SSBP1 drives high fructose-induced glomerular podocyte ferroptosis via activating DNA-PK/p53 pathway
Wen-Yuan Wu,
Zi-Xuan Wang,
Tu-Shuai Li,
Xiao-Qin Ding,
Zhi-Hong Liu,
Jie Yang,
Lei Fang,
Ling-Dong Kong
Affiliations
Wen-Yuan Wu
State Key Laboratory of Pharmaceutical Biotechnology, Institute of Chinese Medicine, Nanjing Drum Tower Hospital, School of Life Sciences, Nanjing University, Nanjing, PR China
Zi-Xuan Wang
State Key Laboratory of Pharmaceutical Biotechnology, Institute of Chinese Medicine, Nanjing Drum Tower Hospital, School of Life Sciences, Nanjing University, Nanjing, PR China
Tu-Shuai Li
State Key Laboratory of Pharmaceutical Biotechnology, Institute of Chinese Medicine, Nanjing Drum Tower Hospital, School of Life Sciences, Nanjing University, Nanjing, PR China
Xiao-Qin Ding
State Key Laboratory of Pharmaceutical Biotechnology, Institute of Chinese Medicine, Nanjing Drum Tower Hospital, School of Life Sciences, Nanjing University, Nanjing, PR China
Zhi-Hong Liu
State Key Laboratory of Pharmaceutical Biotechnology, Institute of Chinese Medicine, Nanjing Drum Tower Hospital, School of Life Sciences, Nanjing University, Nanjing, PR China
Jie Yang
State Key Laboratory of Pharmaceutical Biotechnology, Institute of Chinese Medicine, Nanjing Drum Tower Hospital, School of Life Sciences, Nanjing University, Nanjing, PR China
Lei Fang
Jiangsu Key Laboratory of Molecular Medicine & Chemistry and Biomedicine Innovation Center, Medical School, Nanjing University, Nanjing, PR China; Corresponding author. Medical School of Nanjing University, Nanjing University, Nanjing, 210093, PR China.
Ling-Dong Kong
State Key Laboratory of Pharmaceutical Biotechnology, Institute of Chinese Medicine, Nanjing Drum Tower Hospital, School of Life Sciences, Nanjing University, Nanjing, PR China; Corresponding author. State Key Laboratory of Pharmaceutical Biotechnology, Nanjing University, Nanjing, 210023, PR China.

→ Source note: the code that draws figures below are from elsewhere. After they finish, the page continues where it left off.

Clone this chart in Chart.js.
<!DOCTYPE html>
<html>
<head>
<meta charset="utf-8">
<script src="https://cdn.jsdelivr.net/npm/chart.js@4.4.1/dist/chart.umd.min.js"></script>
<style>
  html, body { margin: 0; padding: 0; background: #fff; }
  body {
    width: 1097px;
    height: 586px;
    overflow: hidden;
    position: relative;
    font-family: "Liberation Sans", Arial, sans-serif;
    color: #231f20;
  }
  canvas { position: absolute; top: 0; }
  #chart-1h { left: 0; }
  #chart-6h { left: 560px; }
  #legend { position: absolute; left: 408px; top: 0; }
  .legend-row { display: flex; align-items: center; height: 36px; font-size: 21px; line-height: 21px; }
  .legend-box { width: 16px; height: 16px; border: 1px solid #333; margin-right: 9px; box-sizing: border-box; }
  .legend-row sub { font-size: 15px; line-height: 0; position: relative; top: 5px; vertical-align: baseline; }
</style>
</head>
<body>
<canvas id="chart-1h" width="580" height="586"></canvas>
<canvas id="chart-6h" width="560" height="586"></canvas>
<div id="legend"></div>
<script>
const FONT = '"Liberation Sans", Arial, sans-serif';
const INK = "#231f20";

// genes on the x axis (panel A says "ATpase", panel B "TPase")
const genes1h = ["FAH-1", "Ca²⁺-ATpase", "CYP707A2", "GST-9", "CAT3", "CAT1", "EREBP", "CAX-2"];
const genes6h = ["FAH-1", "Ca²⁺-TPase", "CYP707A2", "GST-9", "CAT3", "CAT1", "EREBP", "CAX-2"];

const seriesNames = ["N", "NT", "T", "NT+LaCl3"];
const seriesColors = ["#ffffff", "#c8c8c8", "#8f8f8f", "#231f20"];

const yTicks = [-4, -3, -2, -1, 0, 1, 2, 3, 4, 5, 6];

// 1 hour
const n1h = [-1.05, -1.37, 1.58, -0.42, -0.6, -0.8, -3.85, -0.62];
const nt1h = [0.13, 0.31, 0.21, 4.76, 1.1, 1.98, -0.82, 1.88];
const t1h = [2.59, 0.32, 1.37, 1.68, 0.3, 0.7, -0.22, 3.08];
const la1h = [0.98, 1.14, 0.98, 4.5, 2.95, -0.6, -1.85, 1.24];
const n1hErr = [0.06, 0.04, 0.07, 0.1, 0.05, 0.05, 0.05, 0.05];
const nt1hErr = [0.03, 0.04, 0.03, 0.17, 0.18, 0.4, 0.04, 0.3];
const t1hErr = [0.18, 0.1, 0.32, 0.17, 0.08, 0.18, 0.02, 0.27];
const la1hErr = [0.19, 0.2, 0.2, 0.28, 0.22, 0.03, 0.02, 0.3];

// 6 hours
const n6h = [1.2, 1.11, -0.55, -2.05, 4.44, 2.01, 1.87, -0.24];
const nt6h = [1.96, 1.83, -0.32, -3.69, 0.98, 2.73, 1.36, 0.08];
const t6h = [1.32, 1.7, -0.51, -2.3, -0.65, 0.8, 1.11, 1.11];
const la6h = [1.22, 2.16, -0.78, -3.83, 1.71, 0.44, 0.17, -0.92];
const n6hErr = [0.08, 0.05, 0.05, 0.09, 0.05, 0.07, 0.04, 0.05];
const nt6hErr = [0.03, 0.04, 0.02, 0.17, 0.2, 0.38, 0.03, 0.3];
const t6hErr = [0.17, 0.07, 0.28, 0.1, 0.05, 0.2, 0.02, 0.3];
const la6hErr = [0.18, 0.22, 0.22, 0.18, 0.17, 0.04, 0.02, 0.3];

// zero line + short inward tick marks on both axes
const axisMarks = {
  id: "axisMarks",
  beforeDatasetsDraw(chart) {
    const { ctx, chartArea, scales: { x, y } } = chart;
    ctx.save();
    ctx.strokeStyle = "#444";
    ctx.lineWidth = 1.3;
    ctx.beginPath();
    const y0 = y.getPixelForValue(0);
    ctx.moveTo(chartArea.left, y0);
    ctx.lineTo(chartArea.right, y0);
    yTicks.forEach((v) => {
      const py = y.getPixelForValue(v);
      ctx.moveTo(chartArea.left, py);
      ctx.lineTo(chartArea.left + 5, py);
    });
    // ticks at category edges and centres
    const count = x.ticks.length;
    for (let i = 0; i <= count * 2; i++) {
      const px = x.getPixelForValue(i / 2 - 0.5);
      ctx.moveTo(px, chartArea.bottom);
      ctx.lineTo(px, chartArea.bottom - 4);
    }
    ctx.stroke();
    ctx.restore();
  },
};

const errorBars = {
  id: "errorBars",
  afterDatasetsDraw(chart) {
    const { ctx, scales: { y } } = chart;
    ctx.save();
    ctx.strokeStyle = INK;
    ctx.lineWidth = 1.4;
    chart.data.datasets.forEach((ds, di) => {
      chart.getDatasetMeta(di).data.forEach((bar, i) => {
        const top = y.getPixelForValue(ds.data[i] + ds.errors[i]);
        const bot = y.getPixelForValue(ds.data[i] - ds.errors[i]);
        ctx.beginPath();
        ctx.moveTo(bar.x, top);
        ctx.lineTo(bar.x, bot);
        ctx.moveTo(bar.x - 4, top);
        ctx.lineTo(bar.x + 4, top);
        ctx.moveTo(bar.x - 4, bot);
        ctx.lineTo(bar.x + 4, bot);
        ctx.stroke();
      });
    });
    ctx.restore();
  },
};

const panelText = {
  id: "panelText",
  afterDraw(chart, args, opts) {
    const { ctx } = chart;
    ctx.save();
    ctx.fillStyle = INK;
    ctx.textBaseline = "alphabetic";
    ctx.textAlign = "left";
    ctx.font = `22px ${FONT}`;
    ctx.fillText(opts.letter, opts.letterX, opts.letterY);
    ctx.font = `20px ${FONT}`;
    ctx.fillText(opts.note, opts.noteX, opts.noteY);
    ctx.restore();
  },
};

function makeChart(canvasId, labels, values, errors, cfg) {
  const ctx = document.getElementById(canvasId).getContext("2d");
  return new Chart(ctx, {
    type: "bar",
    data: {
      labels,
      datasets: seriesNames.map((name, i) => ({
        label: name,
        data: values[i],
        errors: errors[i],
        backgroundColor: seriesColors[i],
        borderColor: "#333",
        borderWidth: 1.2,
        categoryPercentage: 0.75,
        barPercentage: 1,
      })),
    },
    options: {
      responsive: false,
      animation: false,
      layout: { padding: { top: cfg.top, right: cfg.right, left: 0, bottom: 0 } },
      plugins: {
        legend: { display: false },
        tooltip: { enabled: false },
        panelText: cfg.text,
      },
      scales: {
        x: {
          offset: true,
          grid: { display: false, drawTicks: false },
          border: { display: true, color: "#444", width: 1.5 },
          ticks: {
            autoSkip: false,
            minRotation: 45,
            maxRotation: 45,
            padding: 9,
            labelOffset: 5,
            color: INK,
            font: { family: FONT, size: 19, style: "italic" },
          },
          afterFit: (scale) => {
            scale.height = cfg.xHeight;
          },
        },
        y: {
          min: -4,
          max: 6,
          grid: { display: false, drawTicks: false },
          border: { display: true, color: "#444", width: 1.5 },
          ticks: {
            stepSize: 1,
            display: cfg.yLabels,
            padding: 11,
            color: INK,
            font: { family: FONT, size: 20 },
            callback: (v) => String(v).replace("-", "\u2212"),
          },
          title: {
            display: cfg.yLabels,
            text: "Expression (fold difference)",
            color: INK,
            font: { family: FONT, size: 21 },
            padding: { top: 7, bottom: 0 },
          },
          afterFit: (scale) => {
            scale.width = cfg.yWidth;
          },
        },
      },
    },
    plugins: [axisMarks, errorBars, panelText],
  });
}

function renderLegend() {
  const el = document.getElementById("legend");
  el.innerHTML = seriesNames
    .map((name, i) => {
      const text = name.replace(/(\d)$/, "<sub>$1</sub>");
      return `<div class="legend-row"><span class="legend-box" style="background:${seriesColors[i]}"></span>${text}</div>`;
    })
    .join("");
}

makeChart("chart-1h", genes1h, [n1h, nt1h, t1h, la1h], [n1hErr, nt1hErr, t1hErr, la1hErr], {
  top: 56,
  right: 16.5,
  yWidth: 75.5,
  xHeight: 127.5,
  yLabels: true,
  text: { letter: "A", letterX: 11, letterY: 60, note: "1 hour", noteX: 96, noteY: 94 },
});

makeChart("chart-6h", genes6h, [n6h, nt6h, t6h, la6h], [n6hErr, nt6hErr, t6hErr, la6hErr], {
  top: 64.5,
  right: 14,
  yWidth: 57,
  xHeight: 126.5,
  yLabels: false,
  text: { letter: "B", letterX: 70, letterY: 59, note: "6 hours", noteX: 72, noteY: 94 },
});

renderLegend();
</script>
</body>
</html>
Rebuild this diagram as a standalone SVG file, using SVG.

High fructose consumption is a significant risking factor for glomerular podocyte injury. However, the causes of high fructose-induced glomerular podocyte injury are still unclear. In this study, we reported a novel mechanism by which high fructose induced ferroptosis, a newly form of programmed cell death, in glomerular podocyte injury. We performed quantitative proteomic analysis in glomeruli of high fructose-fed rats to identify key regulating proteins involved in glomerular injury, and found that mitochondrial single-strand DNA-binding protein 1 (SSBP1) was markedly upregulated. Depletion of SSBP1 could alleviate high fructose-induced ferroptotic cell death in podocytes. Subsequently, we found that SSBP1 positively regulated a transcription factor p53 by interacting with DNA-dependent protein kinase (DNA-PK) and p53 to drive ferroptosis in high fructose-induced podocyte injury. Mechanically, SSBP1 activated DNA-PK to induce p53 phosphorylation at serine 15 (S15) to promote the nuclear accumulation of p53, and thereby inhibited expression of ferroptosis regulator solute carrier family 7 member 11 (SLC7A11) in high fructose-exposed podocytes. Natural antioxidant pterostilbene was showed to downregulate SSBP1 and then inhibit DNA-PK/p53 pathway in its alleviation of high fructose-induced glomerular podocyte ferroptosis and injury. This study identified SSBP1 as a novel intervention target against high fructose-induced podocyte ferroptosis and suggested that the suppression of SSBP1 by pterostilbene may be a potential therapy for the treatment of podocyte ferroptosis in glomerular injury.